Here is the moment I saw it:
I had written a blog article. I was in the flow, feeling inspired and lit up by the words that were flowing through me. I felt connected, sourced, and confident about my article. I edited and revised. Read it over a dozen times. Checked in with myself -- Yup, still no fear. Feeling good, feeling settled. I can do this!
I logged into my social media account, wrote a little witty something, and hit SHARE. Phew! I thought. OK, that wasn't so bad.
I stood from my desk and wandered to the kitchen to brew some Bengal Spice tea. Out of nowhere, the thought screamed into my awareness, Oh no, what will so-and-so think about my article? I felt a sharp sensation in my chest.
Another thought hurtled in right behind it, Hmmm, maybe I should have deleted that one God-bit?
And another: Uh oh, was that post too wooey-wooey?
Then, came the knock-out punch of a thought, Man, I suck at sharing.
I paused and noticed. I was doing it again. I was scaring myself.
I relaxed. And, simply stopped giving those thoughts my attention. Immediately, I felt the settled feeling return to my body. The sense of accomplishment from writing my weekly blog article had returned.
Intellectually, I knew that social media was not the cause of my fear. I knew that my fear was made of thought, but until that moment I had not realized that I was the one doing the scaring. Of course, I was not doing it on purpose. It was innocent.
We all do this. We believe in our scary thinking about an external circumstance. Then we blame the external circumstance. I hate Facebook! Instagram is such a time suck! I miss my flip phone!
Although it is fun to blame FB, it wasn't social media’s fault. It wasn’t the act of sharing my writing that was causing my fear.
It was me!

I had quietly and innocently cultivated a thing called "FEAR OF SHARING" from what really was just a tangled web of scary thoughts. I had been breathing life into these insecure and doubtful thoughts after I shared something publicly, believing that they were true.
Mostly, we express this terrified feeling as a "fear of" the object, situation, or circumstance. This is reflected in our language. We say we have a “fear of spiders”, a “fear of public speaking”, or a “fear of flowers” (this is a real thing! It's called Anthophobia). However, a more accurate way to describe the “fear of” something is more like, “I often scare myself around the topic of…”.
Fear looks like it is caused by the thing outside of us.
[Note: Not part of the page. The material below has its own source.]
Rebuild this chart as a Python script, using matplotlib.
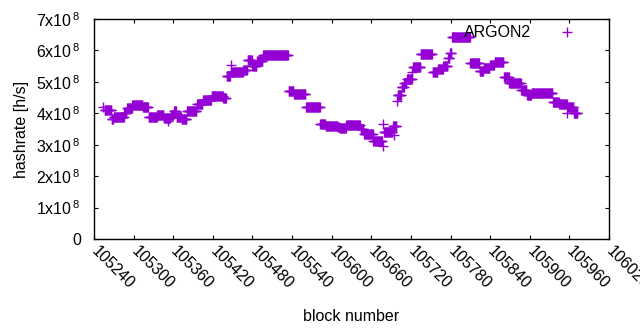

But it is really us. Now, this might sound like bad news. This is actually excellent news!
When we see fear for what it really is -- a habitual pattern of frightening ourselves with thought -- we can begin to loosen the grip fear has on us. It is not an invitation for blaming ourselves. We are not creating this fear on purpose. It's simply through an innocent misunderstanding of how our experience is created. The more we can notice our self-involvement in the process, in a compassionate way, the more freedom we can have around our fear.